While the FDIC lifted this six-per-month restriction in 2020, many banks opted to still keep this rule in place.

¹Annual Percentage Yield (APY) is accurate as of 1/17/2024 and subject to change at the Bank’s discretion. The minimum deposit required to open an account is $500 and a minimum balance of $0.01 is required to earn the advertised APY.

How to Choose Between a CD or Another Savings Vehicle

Knowing whether to pick a certificate of deposit or savings account isn’t always easy, but it comes down to what your specific savings goals are.

If you are saving money for a specific goal at a specific date in the future — like enough cash for a down payment on a house in two years — then a 24-month CD could make a lot of sense. It will help you grow your savings and remove the temptation to spend any dedicated funds.

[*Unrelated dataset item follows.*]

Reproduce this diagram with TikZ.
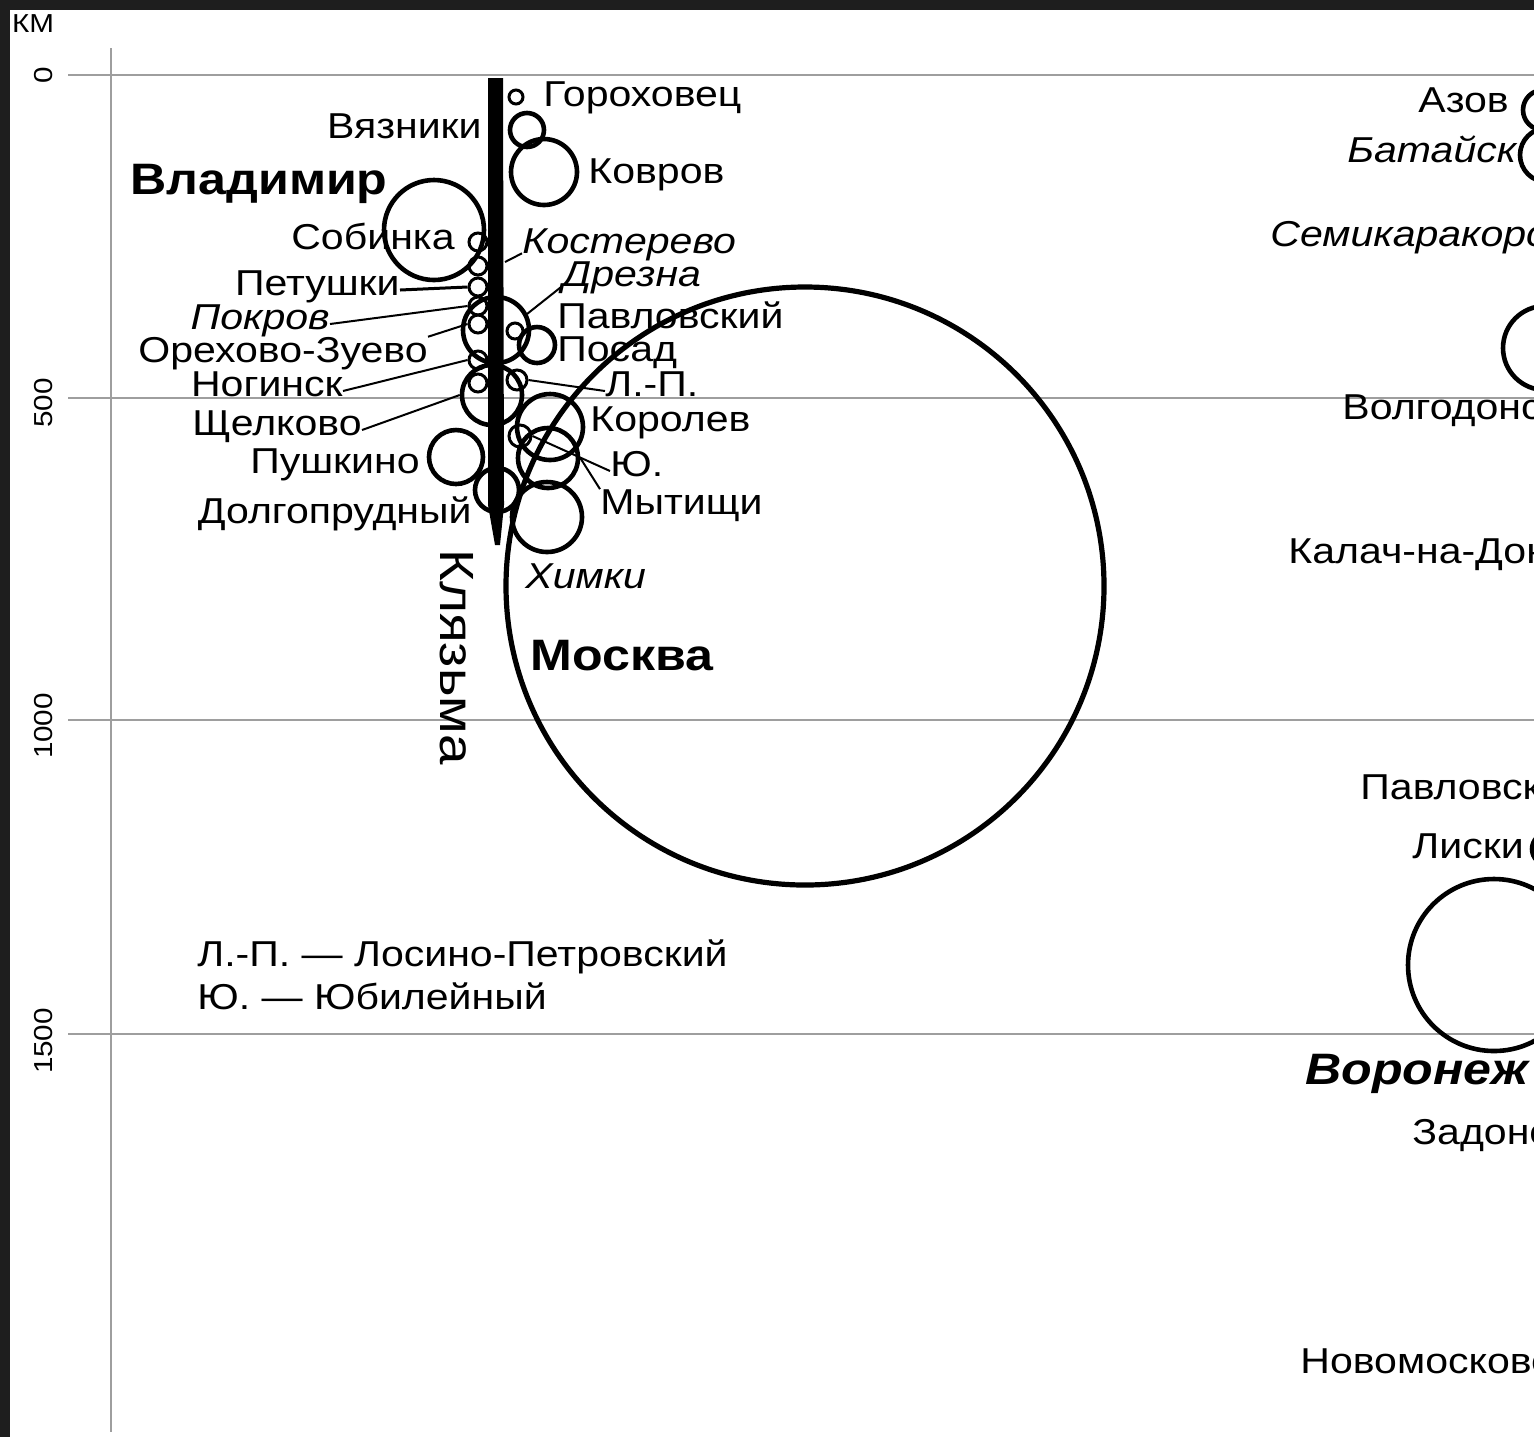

But if you need more flexibility to access funds, in case of a financial emergency, then going with a money market account or high-yield savings account could be the way to go.

Before you opt for a long-term CD, it’s a good idea to start with a shorter-term CD first. This will give you firsthand experience with putting your money off-limits for a defined period of time. You can get a short-term CD for 9 months, 6 months, or even 3 months.

Frequently Asked Questions

Is a 6-Month CD Worth It?

Possibly. If you have a short-term savings goal, like paying taxes in six months or a down payment on a car, then a 6-month CD could make sense.

It will take the cash out of play, and remove any temptation to spend those funds. But when selecting a 6-month CD, consider the interest rates, any fees, opening deposit requirements, and any penalties for early withdrawal.

If you do open a 6-month CD, make sure to not lock up all your cash for the time period. Keep some funds on hand in case of any emergency.

Can I Get Monthly Income from a CD?

Most certificates of deposit will earn interest daily or monthly, but some pay interest quarterly or yearly. It depends on the compounding frequency of your CD.

And while you can generate income in the sense that it’s money earned on a regular basis through an investment, you probably can’t earn enough income to live off of.

A $100K CD with a high 5.50% APY, for example, would generate $5,500 a year. This amount of interest is a nice sum but not a quit-your-job kind of money.

Can You Lose Money on a 1-Year CD?

For most consumers, you can’t lose money on a 1-year certificate of deposit. This is because a CD account is generally purchased at a bank or a credit union, there’s a guaranteed return, and the funds are safely held until their maturity date.

Deposits at a bank or credit union, up to $250K, are protected through insurance by the FDIC or NCUA. For this reason, CDs are considered very low-risk.

However, you could lose money on a bank CD if you were to withdraw funds before their maturity date or the end of the CD’s terms. When opening a CD, be sure to review any early withdrawal penalties. This is why a no-penalty, NCUA, or FDIC insured, may be your safest option.

You could also lose money through potential lost earnings in other investments. CD rates are fixed for a set period of time. If you open up a 5.25% APY CD for one year, but money market account (MMA) rates go up to 5.75%, you could be missing out.

You can minimize this risk by laddering several types of CDs that will mature at different timeframes. A CD ladder ensures you can take advantage of any rising interest rates and also have regular access to cash funds.

How Much Does a $10,000 CD Make in 5 Years?

While many 1-year CDs pay a 5.50% APY, you can find competitive 5-year CDs paying an annual percentage yield of 4.5% interest or higher.

So if you purchased a 5-year CD for $10,000 with a 4.5% APY, it would be worth $12,462 after five years. Through annual interest, your $10,000 would earn $2,462 in 5 years with compound interest.

Bottom Line

A $10,000 CD could make over $500 in a year, depending on the APY of the CD you choose to go with. But the funds will be locked up for a year. This means you may still need a separate rainy day fund in case of an emergency because if you take out funds early from a CD you could lose money from early withdrawal penalties.

Examine your spending habits, savings goals, and other sources of emergency fund cash before selecting a CD, money market account, high-yield savings account, or other savings vehicles.